I’ve remarked on this peculiar attitude among players and amateur designers before, but it’s worth bringing up again. People seem to think that game designers are wizards and can ignore the laws of… Well, maybe not physics but common sense.

When a designer cuts a mechanic that’s proving impossible to balance, players often respond “you should have kept the mechanic, just figured out how to balance it”. The same complaint applies to a large number of things, from using level-up systems (“if your game needs level-ups to keep people engaged, you should focus on designing a better game”) all the way to tutorials (“you shouldn’t have cut this super-confusing mechanic only I could understand, you should have just figured out how to teach it better”). In short, just design better.

A good comparison is this:

Critic: “Painters should only paint with their fingers. It’s purer art that way.”

Painter: “But using paintbrushes makes the job so much easier.”

Critic: “Then learn to paint better.”

Notice these complaints don’t include any ways to design things better. It’s often like complaining that your car runs out of gas and when the engineer explains cars need fuel, you respond “engineer better”.

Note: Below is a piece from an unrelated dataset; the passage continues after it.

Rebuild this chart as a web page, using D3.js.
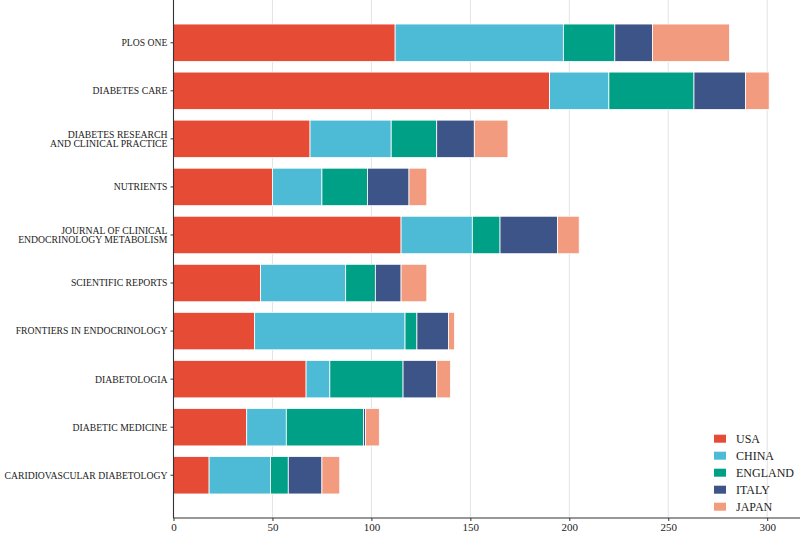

Sometimes there are great solutions to these problems and often the easy solution can make you miss something even better. Imposing restraints on your designs can get you to find brilliant solutions you’d never have expected. But at some point, it’s basically complaining that the painter isn’t painting with her fingers.

So here’s the real question: How does a designer make sure they aren’t needlessly handicapping themselves, but also aren’t missing the truly great solution in exchange for the obvious good one? The basic guideline is to stick to your design goal. I like to write out a list of goals for a particular component of my game, in order of priority. For example, it might be great to introduce some wider lore about the world in an early mission but it might be essential that this mission teaches how to use the new mechanic I just introduced.

Usually I’ll get a list of 6+ priorities. I’ll start by trying to achieve them all at once, then  if necessary I’ll sacrifice the lesser priorities when they clash with the higher ones. And if something doesn’t show up on my priorities at all, such as how ‘pure’ the art is, then it’s easy to figure out that not using the metaphorical paintbrushes is a needless handicap.

This type of prioritized list can also be great for resolving arguments in a design team. If people agree to operate by the order of priorities established, and you can build them as a team, it’s much easier to argue for making a necessary cut to someone’s favorite content for the sake of the wider project. It’s not you ripping their idea, you’re just following the list. If the whole team got to contribute to the list and agrees on the priorities in a vacuum, before their favorite content starts clouding their judgment on a case by case basis, they have already bought into the prioritization. It’s a great personal tool and a great team tool for those moments when you need to sacrifice something cool, and what they thing should be.